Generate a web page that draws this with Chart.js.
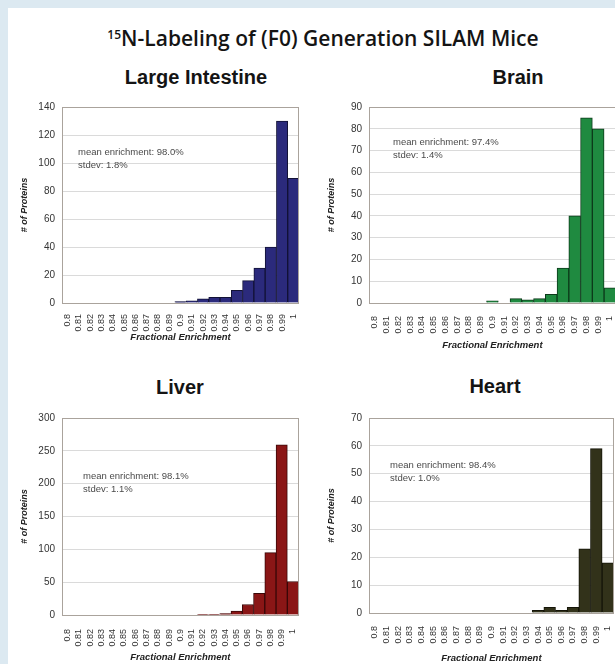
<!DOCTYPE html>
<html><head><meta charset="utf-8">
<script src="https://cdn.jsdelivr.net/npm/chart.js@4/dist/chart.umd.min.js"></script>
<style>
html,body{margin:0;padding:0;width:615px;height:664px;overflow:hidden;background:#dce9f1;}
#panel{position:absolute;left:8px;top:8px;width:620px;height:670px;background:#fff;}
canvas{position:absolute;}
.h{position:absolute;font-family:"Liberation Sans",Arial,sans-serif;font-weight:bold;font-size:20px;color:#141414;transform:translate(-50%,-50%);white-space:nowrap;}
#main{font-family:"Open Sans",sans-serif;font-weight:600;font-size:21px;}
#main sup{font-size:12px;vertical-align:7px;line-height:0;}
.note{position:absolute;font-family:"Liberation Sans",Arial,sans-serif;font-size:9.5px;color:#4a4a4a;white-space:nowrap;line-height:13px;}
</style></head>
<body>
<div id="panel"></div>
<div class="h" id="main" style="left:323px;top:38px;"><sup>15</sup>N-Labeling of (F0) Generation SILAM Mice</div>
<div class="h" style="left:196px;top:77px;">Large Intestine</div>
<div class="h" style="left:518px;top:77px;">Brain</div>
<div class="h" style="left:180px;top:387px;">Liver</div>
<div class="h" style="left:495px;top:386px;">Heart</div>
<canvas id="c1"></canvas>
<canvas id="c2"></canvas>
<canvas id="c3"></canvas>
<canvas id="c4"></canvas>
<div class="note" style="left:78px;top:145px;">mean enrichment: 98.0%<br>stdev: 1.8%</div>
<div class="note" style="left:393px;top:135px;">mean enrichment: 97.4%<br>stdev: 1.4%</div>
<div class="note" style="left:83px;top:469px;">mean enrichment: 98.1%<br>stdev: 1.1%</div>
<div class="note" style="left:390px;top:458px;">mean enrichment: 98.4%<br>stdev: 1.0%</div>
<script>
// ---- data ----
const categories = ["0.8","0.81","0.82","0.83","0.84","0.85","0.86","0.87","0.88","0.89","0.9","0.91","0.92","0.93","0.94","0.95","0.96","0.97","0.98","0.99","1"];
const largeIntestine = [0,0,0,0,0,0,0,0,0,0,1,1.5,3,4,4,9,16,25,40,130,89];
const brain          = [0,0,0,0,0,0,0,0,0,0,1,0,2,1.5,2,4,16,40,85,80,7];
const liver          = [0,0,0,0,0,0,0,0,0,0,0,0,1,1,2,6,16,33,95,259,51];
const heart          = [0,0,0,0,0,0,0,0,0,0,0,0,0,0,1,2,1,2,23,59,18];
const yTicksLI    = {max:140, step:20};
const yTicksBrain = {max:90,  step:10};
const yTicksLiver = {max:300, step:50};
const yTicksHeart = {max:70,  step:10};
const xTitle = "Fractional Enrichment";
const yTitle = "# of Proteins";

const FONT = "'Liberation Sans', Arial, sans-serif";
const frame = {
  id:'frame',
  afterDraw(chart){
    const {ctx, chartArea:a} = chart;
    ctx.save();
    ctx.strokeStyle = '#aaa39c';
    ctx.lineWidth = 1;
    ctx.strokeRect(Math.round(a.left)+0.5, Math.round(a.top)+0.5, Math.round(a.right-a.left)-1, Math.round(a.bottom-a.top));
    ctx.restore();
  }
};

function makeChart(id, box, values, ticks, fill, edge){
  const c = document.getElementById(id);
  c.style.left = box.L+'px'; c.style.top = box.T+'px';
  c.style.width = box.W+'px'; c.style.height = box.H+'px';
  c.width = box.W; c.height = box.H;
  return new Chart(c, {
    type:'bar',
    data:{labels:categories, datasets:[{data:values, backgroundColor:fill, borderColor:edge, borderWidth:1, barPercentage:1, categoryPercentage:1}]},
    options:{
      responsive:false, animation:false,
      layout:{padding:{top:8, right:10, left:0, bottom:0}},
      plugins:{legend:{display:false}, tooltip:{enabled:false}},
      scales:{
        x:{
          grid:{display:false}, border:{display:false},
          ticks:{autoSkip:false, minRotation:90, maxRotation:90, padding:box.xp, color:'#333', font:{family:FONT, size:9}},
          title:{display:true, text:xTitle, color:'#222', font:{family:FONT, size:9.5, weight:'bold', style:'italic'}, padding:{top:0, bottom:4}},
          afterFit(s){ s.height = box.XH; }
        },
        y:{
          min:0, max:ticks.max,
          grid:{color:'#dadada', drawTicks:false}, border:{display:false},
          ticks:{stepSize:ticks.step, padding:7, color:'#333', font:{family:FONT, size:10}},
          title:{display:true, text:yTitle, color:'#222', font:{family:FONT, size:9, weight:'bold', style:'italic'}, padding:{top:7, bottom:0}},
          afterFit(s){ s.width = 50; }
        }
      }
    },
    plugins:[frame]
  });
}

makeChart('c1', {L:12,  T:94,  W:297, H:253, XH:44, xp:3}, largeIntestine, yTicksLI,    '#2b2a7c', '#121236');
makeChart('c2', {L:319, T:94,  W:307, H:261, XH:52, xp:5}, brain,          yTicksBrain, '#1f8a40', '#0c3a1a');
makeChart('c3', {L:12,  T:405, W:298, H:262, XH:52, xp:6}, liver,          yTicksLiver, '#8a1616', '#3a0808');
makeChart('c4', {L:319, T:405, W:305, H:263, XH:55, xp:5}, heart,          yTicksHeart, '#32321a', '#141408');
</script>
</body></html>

------

• **Aim**: Copy out the whole listing exactly, and don't carry over any pictures.

• **The output**:
Generate a web page that draws this with Chart.js.
<!DOCTYPE html>
<html><head><meta charset="utf-8">
<script src="https://cdn.jsdelivr.net/npm/chart.js@4/dist/chart.umd.min.js"></script>
<style>
html,body{margin:0;padding:0;width:615px;height:664px;overflow:hidden;background:#dce9f1;}
#panel{position:absolute;left:8px;top:8px;width:620px;height:670px;background:#fff;}
canvas{position:absolute;}
.h{position:absolute;font-family:"Liberation Sans",Arial,sans-serif;font-weight:bold;font-size:20px;color:#141414;transform:translate(-50%,-50%);white-space:nowrap;}
#main{font-family:"Open Sans",sans-serif;font-weight:600;font-size:21px;}
#main sup{font-size:12px;vertical-align:7px;line-height:0;}
.note{position:absolute;font-family:"Liberation Sans",Arial,sans-serif;font-size:9.5px;color:#4a4a4a;white-space:nowrap;line-height:13px;}
</style></head>
<body>
<div id="panel"></div>
<div class="h" id="main" style="left:323px;top:38px;"><sup>15</sup>N-Labeling of (F0) Generation SILAM Mice</div>
<div class="h" style="left:196px;top:77px;">Large Intestine</div>
<div class="h" style="left:518px;top:77px;">Brain</div>
<div class="h" style="left:180px;top:387px;">Liver</div>
<div class="h" style="left:495px;top:386px;">Heart</div>
<canvas id="c1"></canvas>
<canvas id="c2"></canvas>
<canvas id="c3"></canvas>
<canvas id="c4"></canvas>
<div class="note" style="left:78px;top:145px;">mean enrichment: 98.0%<br>stdev: 1.8%</div>
<div class="note" style="left:393px;top:135px;">mean enrichment: 97.4%<br>stdev: 1.4%</div>
<div class="note" style="left:83px;top:469px;">mean enrichment: 98.1%<br>stdev: 1.1%</div>
<div class="note" style="left:390px;top:458px;">mean enrichment: 98.4%<br>stdev: 1.0%</div>
<script>
// ---- data ----
const categories = ["0.8","0.81","0.82","0.83","0.84","0.85","0.86","0.87","0.88","0.89","0.9","0.91","0.92","0.93","0.94","0.95","0.96","0.97","0.98","0.99","1"];
const largeIntestine = [0,0,0,0,0,0,0,0,0,0,1,1.5,3,4,4,9,16,25,40,130,89];
const brain          = [0,0,0,0,0,0,0,0,0,0,1,0,2,1.5,2,4,16,40,85,80,7];
const liver          = [0,0,0,0,0,0,0,0,0,0,0,0,1,1,2,6,16,33,95,259,51];
const heart          = [0,0,0,0,0,0,0,0,0,0,0,0,0,0,1,2,1,2,23,59,18];
const yTicksLI    = {max:140, step:20};
const yTicksBrain = {max:90,  step:10};
const yTicksLiver = {max:300, step:50};
const yTicksHeart = {max:70,  step:10};
const xTitle = "Fractional Enrichment";
const yTitle = "# of Proteins";

const FONT = "'Liberation Sans', Arial, sans-serif";
const frame = {
  id:'frame',
  afterDraw(chart){
    const {ctx, chartArea:a} = chart;
    ctx.save();
    ctx.strokeStyle = '#aaa39c';
    ctx.lineWidth = 1;
    ctx.strokeRect(Math.round(a.left)+0.5, Math.round(a.top)+0.5, Math.round(a.right-a.left)-1, Math.round(a.bottom-a.top));
    ctx.restore();
  }
};

function makeChart(id, box, values, ticks, fill, edge){
  const c = document.getElementById(id);
  c.style.left = box.L+'px'; c.style.top = box.T+'px';
  c.style.width = box.W+'px'; c.style.height = box.H+'px';
  c.width = box.W; c.height = box.H;
  return new Chart(c, {
    type:'bar',
    data:{labels:categories, datasets:[{data:values, backgroundColor:fill, borderColor:edge, borderWidth:1, barPercentage:1, categoryPercentage:1}]},
    options:{
      responsive:false, animation:false,
      layout:{padding:{top:8, right:10, left:0, bottom:0}},
      plugins:{legend:{display:false}, tooltip:{enabled:false}},
      scales:{
        x:{
          grid:{display:false}, border:{display:false},
          ticks:{autoSkip:false, minRotation:90, maxRotation:90, padding:box.xp, color:'#333', font:{family:FONT, size:9}},
          title:{display:true, text:xTitle, color:'#222', font:{family:FONT, size:9.5, weight:'bold', style:'italic'}, padding:{top:0, bottom:4}},
          afterFit(s){ s.height = box.XH; }
        },
        y:{
          min:0, max:ticks.max,
          grid:{color:'#dadada', drawTicks:false}, border:{display:false},
          ticks:{stepSize:ticks.step, padding:7, color:'#333', font:{family:FONT, size:10}},
          title:{display:true, text:yTitle, color:'#222', font:{family:FONT, size:9, weight:'bold', style:'italic'}, padding:{top:7, bottom:0}},
          afterFit(s){ s.width = 50; }
        }
      }
    },
    plugins:[frame]
  });
}

makeChart('c1', {L:12,  T:94,  W:297, H:253, XH:44, xp:3}, largeIntestine, yTicksLI,    '#2b2a7c', '#121236');
makeChart('c2', {L:319, T:94,  W:307, H:261, XH:52, xp:5}, brain,          yTicksBrain, '#1f8a40', '#0c3a1a');
makeChart('c3', {L:12,  T:405, W:298, H:262, XH:52, xp:6}, liver,          yTicksLiver, '#8a1616', '#3a0808');
makeChart('c4', {L:319, T:405, W:305, H:263, XH:55, xp:5}, heart,          yTicksHeart, '#32321a', '#141408');
</script>
</body></html>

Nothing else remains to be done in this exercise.